Além dos elementos gerais, princípios específicos podem ser encontrados nas Escrituras sobre o uso apropriado do vestuário, em todos os tempos e lugares. As duas passagens que resumem tais princípios são 1ª Timóteo 2:9-10 e 1ª Pedro 3:3-5 [16].


A Bíblia nos orienta a usar traje decente, o que inclui modéstia e bom senso, evitando cabeleira frisada (refere-se a um penteado que incluía trançar o cabelo com ouro e outros adornos [17], joias de qualquer espécie [18] ou ostentação nas roupas (1 Timóteo 1:9-11).

O apóstolo Pedro se refere ao mesmo princípio da simplicidade em 1 Pedro 3:3-5. Segundo a Bíblia Andrews a passagem pode ser compreendida assim: Não se adornem exteriormente. 1. Fazendo penteados no cabelo (penteados exagerados da época). 2. Usando ouro (joias com colares, brincos, pulseiras, etc.). 3. Vestindo roupas caras, que enfatizem a posição social e criem diferenças sociais dentro da igreja. [19]


Comentando a passagem bíblica de 1 Coríntios 11:14 a Bíblia Andrews esclarece que “quando o homem usa cabelo comprido pode ficar parecendo mulher. O cabelo comprido tem aparência feminina. As diferenças entre homem e mulher devem ser mantidas conforme cada época e lugar.” [20] Outro princípio importante e válido apresentado pelo apóstolo Paulo em 1 Coríntios 10:32-33 esclarece que deveríamos evitar que nossa conduta cause escândalo dentro ou fora da igreja.

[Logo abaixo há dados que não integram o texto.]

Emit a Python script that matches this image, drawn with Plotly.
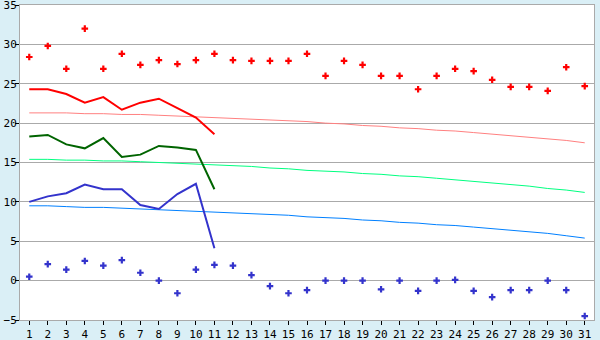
import plotly.graph_objects as go

days = list(range(1, 32))

max_temp = [28.4, 29.8, 26.9, 32.0, 26.9, 28.8, 27.4, 28.0, 27.5, 28.0,
            28.8, 28.0, 27.9, 27.9, 27.9, 28.8, 26.0, 27.9, 27.4, 26.0,
            26.0, 24.3, 26.0, 26.9, 26.6, 25.5, 24.6, 24.6, 24.1, 27.1, 24.7]
min_temp = [0.5, 2.1, 1.4, 2.5, 1.9, 2.6, 1.0, 0.0, -1.6, 1.4,
            2.0, 1.9, 0.7, -0.7, -1.6, -1.2, 0.0, 0.0, 0.0, -1.1,
            0.0, -1.3, 0.0, 0.1, -1.3, -2.1, -1.2, -1.2, 0.0, -1.2, -4.5]

line_days = list(range(1, 12))
line_max = [24.3, 24.3, 23.7, 22.6, 23.3, 21.7, 22.6, 23.1, 21.9, 20.7, 18.6]
line_mean = [18.3, 18.5, 17.3, 16.8, 18.1, 15.7, 16.0, 17.1, 16.9, 16.6, 11.6]
line_min = [10.0, 10.7, 11.1, 12.2, 11.6, 11.6, 9.6, 9.1, 11.0, 12.3, 4.1]

normal_max = [21.3, 21.3, 21.3, 21.2, 21.2, 21.1, 21.1, 21.0, 20.9, 20.8,
              20.7, 20.6, 20.5, 20.4, 20.3, 20.2, 20.0, 19.9, 19.7, 19.6,
              19.4, 19.3, 19.1, 19.0, 18.8, 18.6, 18.4, 18.2, 18.0, 17.8, 17.5]
normal_mean = [15.4, 15.4, 15.3, 15.3, 15.2, 15.2, 15.1, 15.0, 14.9, 14.8,
               14.7, 14.6, 14.5, 14.3, 14.2, 14.0, 13.9, 13.8, 13.6, 13.5,
               13.3, 13.2, 13.0, 12.8, 12.6, 12.4, 12.2, 12.0, 11.7, 11.5, 11.2]
normal_min = [9.5, 9.5, 9.4, 9.3, 9.3, 9.2, 9.1, 9.0, 8.9, 8.8,
              8.7, 8.6, 8.5, 8.4, 8.3, 8.1, 8.0, 7.9, 7.7, 7.6,
              7.4, 7.3, 7.1, 7.0, 6.8, 6.6, 6.4, 6.2, 6.0, 5.7, 5.4]

y_ticks = [-5, 0, 5, 10, 15, 20, 25, 30, 35]

fig = go.Figure()

fig.add_trace(go.Scatter(x=days, y=normal_max, mode="lines",
                         line=dict(color="#FF8080", width=1)))
fig.add_trace(go.Scatter(x=days, y=normal_mean, mode="lines",
                         line=dict(color="#00FF80", width=1)))
fig.add_trace(go.Scatter(x=days, y=normal_min, mode="lines",
                         line=dict(color="#0080FF", width=1)))

fig.add_trace(go.Scatter(x=line_days, y=line_max, mode="lines",
                         line=dict(color="#FF0000", width=2)))
fig.add_trace(go.Scatter(x=line_days, y=line_mean, mode="lines",
                         line=dict(color="#006400", width=2)))
fig.add_trace(go.Scatter(x=line_days, y=line_min, mode="lines",
                         line=dict(color="#3333CC", width=2)))

fig.add_trace(go.Scatter(x=days, y=max_temp, mode="markers",
                         marker=dict(symbol="cross", size=5.5, color="#FF0000")))
fig.add_trace(go.Scatter(x=days, y=min_temp, mode="markers",
                         marker=dict(symbol="cross", size=5.5, color="#3333CC")))

fig.update_layout(
    width=600, height=340,
    margin=dict(l=20, r=6, t=5, b=20),
    paper_bgcolor="#DAEFF6",
    plot_bgcolor="#FFFFFF",
    showlegend=False,
    font=dict(family="DejaVu Sans Mono", size=11, color="#000000"),
)
fig.update_xaxes(
    range=[0.5, 31.5], tickvals=days, ticktext=[str(d) for d in days],
    ticks="outside", ticklen=4, tickcolor="#000000",
    showgrid=False, showline=True, linecolor="#AAAAAA", mirror=True,
    zeroline=False, tickfont=dict(size=11), automargin=False,
    ticklabeloverflow="allow",
)
fig.update_yaxes(
    range=[-5, 35], tickvals=y_ticks,
    ticks="outside", ticklen=4, tickcolor="#000000",
    showgrid=True, gridcolor="#AAAAAA", gridwidth=1,
    showline=True, linecolor="#AAAAAA", mirror=True,
    zeroline=False, tickfont=dict(size=11), automargin=False,
    ticklabeloverflow="allow", ticklabelstandoff=-4,
)

fig.write_html("out.html")
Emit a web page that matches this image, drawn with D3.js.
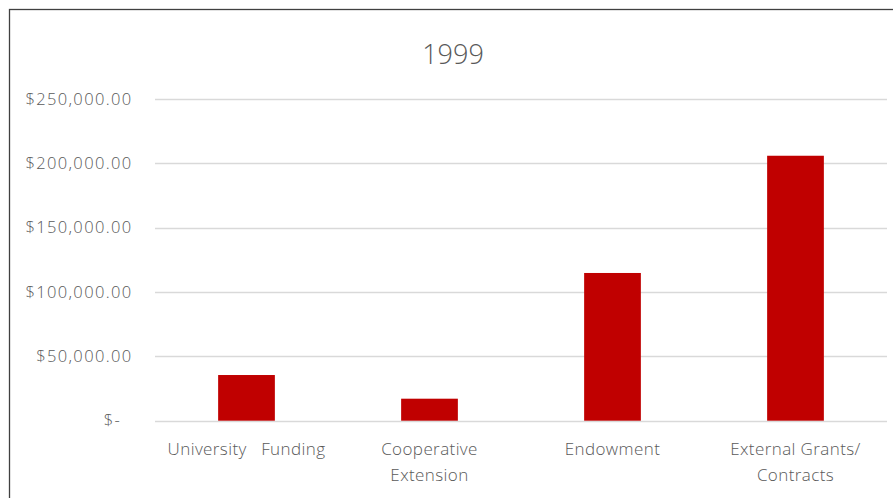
<!DOCTYPE html>
<html>
<head>
<meta charset="utf-8">
<script src="https://cdn.jsdelivr.net/npm/d3@7/dist/d3.min.js"></script>
<style>
  html, body { margin: 0; padding: 0; background: #fff; }
  svg { display: block; }
  text { font-family: "Open Sans", "Noto Sans", sans-serif; font-weight: 300; fill: #595959; }
</style>
</head>
<body>
<svg id="chart" width="893" height="498"></svg>
<script>
const title = "1999";
const categories = [["University\u00a0\u00a0 Funding"], ["Cooperative", "Extension"], ["Endowment"], ["External Grants/", "Contracts"]];
const values = [35500, 17100, 114800, 205900];
const yTicks = [0, 50000, 100000, 150000, 200000, 250000];

const W = 893, H = 498;
const svg = d3.select("#chart");

// chart frame
svg.append("rect")
  .attr("x", 9.5).attr("y", 9.5)
  .attr("width", W + 20).attr("height", H + 20)
  .attr("fill", "#fff").attr("stroke", "#404040").attr("stroke-width", 1.3);

const margin = { left: 155, right: 6, top: 99, bottom: 77 };
const x = d3.scaleBand()
  .domain(d3.range(categories.length))
  .range([margin.left, W - margin.right])
  .paddingInner(0.69).paddingOuter(0.345);
const y = d3.scaleLinear().domain([0, 250000]).range([H - margin.bottom - 0.3, margin.top]);

const fmt = v => v === 0 ? "$-\u00a0\u00a0" : "$" + d3.format(",.2f")(v);

// gridlines
svg.append("g")
  .selectAll("line").data(yTicks).join("line")
  .attr("x1", margin.left).attr("x2", W - margin.right)
  .attr("y1", d => Math.round(y(d)) + 0.5).attr("y2", d => Math.round(y(d)) + 0.5)
  .attr("stroke", "#d9d9d9").attr("stroke-width", 1.3);

// y axis
const yAxis = d3.axisLeft(y).tickValues(yTicks).tickFormat(fmt).tickSize(0).tickPadding(0);
const ya = svg.append("g").attr("transform", `translate(132.5,0)`).call(yAxis);
ya.select(".domain").remove();
ya.selectAll("text")
  .style("font-size", "16.5px")
  .style("font-family", '"Open Sans", sans-serif')
  .style("font-weight", 300)
  .style("letter-spacing", "1.35px")
  .attr("fill", "#595959")
  .attr("xml:space", "preserve");

// bars
svg.append("g")
  .selectAll("rect").data(values).join("rect")
  .attr("x", (d, i) => x(i))
  .attr("width", x.bandwidth())
  .attr("y", d => y(d))
  .attr("height", d => y(0) - y(d))
  .attr("fill", "#c00000");

// category labels
const xl = svg.append("g");
categories.forEach((lines, i) => {
  const cx = x(i) + x.bandwidth() / 2;
  const t = xl.append("text")
    .attr("x", cx)
    .attr("y", 455)
    .attr("text-anchor", "middle")
    .style("font-size", "17px")
    .style("letter-spacing", "0.4px");
  lines.forEach((ln, j) => {
    t.append("tspan").attr("x", cx).attr("dy", j === 0 ? 0 : 26).text(ln);
  });
});

// title
svg.append("text")
  .attr("x", 453).attr("y", 64)
  .attr("text-anchor", "middle")
  .style("font-size", "27px")
  .text(title);
</script>
</body>
</html>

O Comentário Bíblico Adventista do Sétimo Dia [21], destaca o significado das palavras chaves nesses versos. Traje decente (gr. aidos) “autorrespeito”, “modéstia”. Ataviem (gr. kosmeo) “colocar em ordem”, “organizar”. Modéstia (gr. kosmios), “bem organizado”, “de bom gosto”, portanto, “adequado” no sentido de discreto. Bom senso. Integridade mental, domínio próprio. Cabeleira frisada. (gr. plegma), alguma coisa “tecida”, “entrelaçada”, “trançada”. Qualquer estilo de cabelo demasiado chamativo é uma violação ao princípio aqui estabelecido. No entanto, o cabelo descuidado também chamaria a atenção. Adorno (gr. kosmos) “ornamento”, “decoração”. A palavra portuguesa “cosméticos” deriva de kosmos. “Não é adequado à mulher cristã fazer demonstração de vestes e ornamento a fim de atrair a atenção para sim. Seu maior atrativo deve ser a conduta limpa.” [22]

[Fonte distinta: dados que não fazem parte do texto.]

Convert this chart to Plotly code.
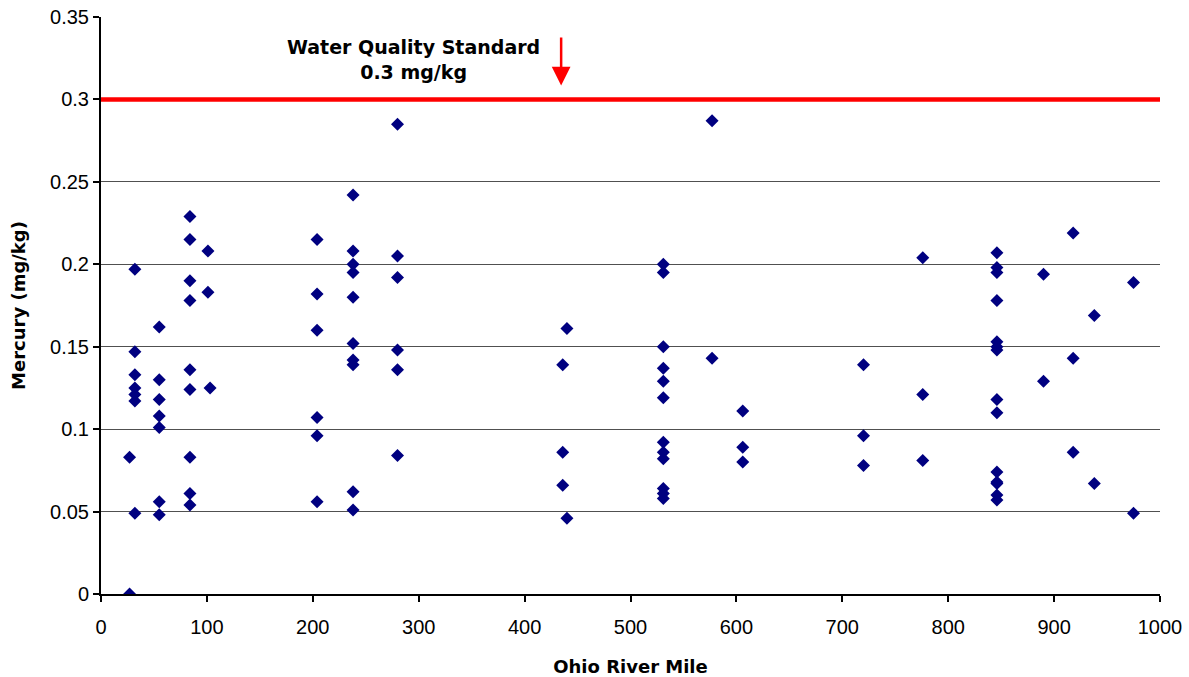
import plotly.graph_objects as go

# River mile of each sample
miles = [
    27, 27,
    32, 32, 32, 32, 32, 32, 32,
    55, 55, 55, 55, 55, 55, 55,
    84, 84, 84, 84, 84, 84, 84, 84, 84,
    101, 101, 103,
    204, 204, 204, 204, 204, 204,
    238, 238, 238, 238, 238, 238, 238, 238, 238, 238,
    280, 280, 280, 280, 280, 280,
    436, 436, 436, 440, 440,
    531, 531, 531, 531, 531, 531, 531, 531, 531, 531, 531, 531,
    577, 577,
    606, 606, 606,
    720, 720, 720,
    776, 776, 776,
    846, 846, 846, 846, 846, 846, 846, 846, 846, 846, 846, 846, 846, 846,
    890, 890,
    918, 918, 918,
    938, 938,
    975, 975,
]

# Mercury concentration (mg/kg)
mercury = [
    0.083, 0.0,
    0.197, 0.147, 0.133, 0.125, 0.121, 0.117, 0.049,
    0.162, 0.130, 0.118, 0.108, 0.101, 0.056, 0.048,
    0.229, 0.215, 0.190, 0.178, 0.136, 0.124, 0.083, 0.061, 0.054,
    0.208, 0.183, 0.125,
    0.215, 0.182, 0.160, 0.107, 0.096, 0.056,
    0.242, 0.208, 0.200, 0.195, 0.180, 0.152, 0.142, 0.139, 0.062, 0.051,
    0.285, 0.205, 0.192, 0.148, 0.136, 0.084,
    0.139, 0.086, 0.066, 0.161, 0.046,
    0.200, 0.195, 0.150, 0.137, 0.129, 0.119, 0.092, 0.086, 0.082, 0.064, 0.061, 0.058,
    0.287, 0.143,
    0.111, 0.089, 0.080,
    0.139, 0.096, 0.078,
    0.204, 0.121, 0.081,
    0.207, 0.198, 0.195, 0.178, 0.153, 0.150, 0.148, 0.118, 0.110, 0.074, 0.068, 0.067, 0.060, 0.057,
    0.194, 0.129,
    0.219, 0.143, 0.086,
    0.169, 0.067,
    0.189, 0.049,
]

standard_x = [0, 1000]
standard_y = [0.3, 0.3]

y_ticks = [0, 0.05, 0.1, 0.15, 0.2, 0.25, 0.3, 0.35]
y_tick_text = ["0", "0.05", "0.1", "0.15", "0.2", "0.25", "0.3", "0.35"]
x_ticks = [0, 100, 200, 300, 400, 500, 600, 700, 800, 900, 1000]

TICK_FONT = "Liberation Sans, Arial, sans-serif"
BOLD_FONT = "DejaVu Sans, Verdana, sans-serif"

fig = go.Figure()
fig.add_trace(go.Scatter(
    x=standard_x, y=standard_y, mode="lines",
    line=dict(color="#FF0000", width=4.5), hoverinfo="skip", showlegend=False,
))
fig.add_trace(go.Scatter(
    x=miles, y=mercury, mode="markers",
    marker=dict(symbol="diamond", color="#000080", size=10, line=dict(width=0)),
    showlegend=False,
))

fig.add_annotation(
    x=295, y=0.3245, xref="x", yref="y",
    text="<b>Water Quality Standard</b><br><b>0.3 mg/kg</b>",
    showarrow=False, align="center",
    font=dict(family=BOLD_FONT, size=19, color="#000000"),
)
fig.add_annotation(
    x=434.5, y=0.3085, ax=434.5, ay=0.3385,
    xref="x", yref="y", axref="x", ayref="y",
    text="", showarrow=True, arrowhead=2, arrowsize=1.5, arrowwidth=2.5,
    arrowcolor="#FF0000",
)

fig.update_layout(
    width=1189, height=677,
    margin=dict(l=101, r=29, t=17, b=83),
    paper_bgcolor="white", plot_bgcolor="white",
    font=dict(family=TICK_FONT, size=20, color="#000000"),
    xaxis=dict(
        range=[0, 1000], tickvals=x_ticks, showgrid=False, zeroline=False,
        showline=True, linecolor="#000000", linewidth=2,
        ticks="outside", ticklen=6, tickwidth=2, tickcolor="#000000",
        tickfont=dict(family=TICK_FONT, size=20), ticklabelstandoff=8,
        automargin=False,
        title=dict(text="<b>Ohio River Mile</b>",
                   font=dict(family=BOLD_FONT, size=18), standoff=28),
    ),
    yaxis=dict(
        range=[0, 0.35], tickvals=y_ticks, ticktext=y_tick_text,
        showgrid=True, gridcolor="#505050", gridwidth=1, zeroline=False,
        showline=True, linecolor="#000000", linewidth=2,
        ticks="outside", ticklen=6, tickwidth=2, tickcolor="#000000",
        tickfont=dict(family=TICK_FONT, size=20),
        automargin=False,
        title=dict(text="<b>Mercury (mg/kg)</b>",
                   font=dict(family=BOLD_FONT, size=18), standoff=20),
    ),
)

fig.write_html(
    "out.html",
    config={"displayModeBar": False},
    post_script="document.body.style.margin='0';document.body.style.overflow='hidden';",
)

Quanto a alusão a ouro, pérolas, ou vestuário dispendioso:

“O propósito do adorno dispendioso, qualquer que seja, é chamar a atenção. É sempre uma expressão de egocentrismo e, às vezes, do desejo de chamar indevidamente a atenção do sexo oposto. Na escolha do que vestir, o cristão deve ser guiado pelos princípios de modéstia, adequação e utilidade. Os gastos que ultrapassam esse ideal são incompatíveis com os princípios de mordomia cristã. A ostentação reflete vaidade pessoal e egoísmo, em desarmonia com a súplica de Paulo em favor do respeito próprio e decoro cristão.” [23]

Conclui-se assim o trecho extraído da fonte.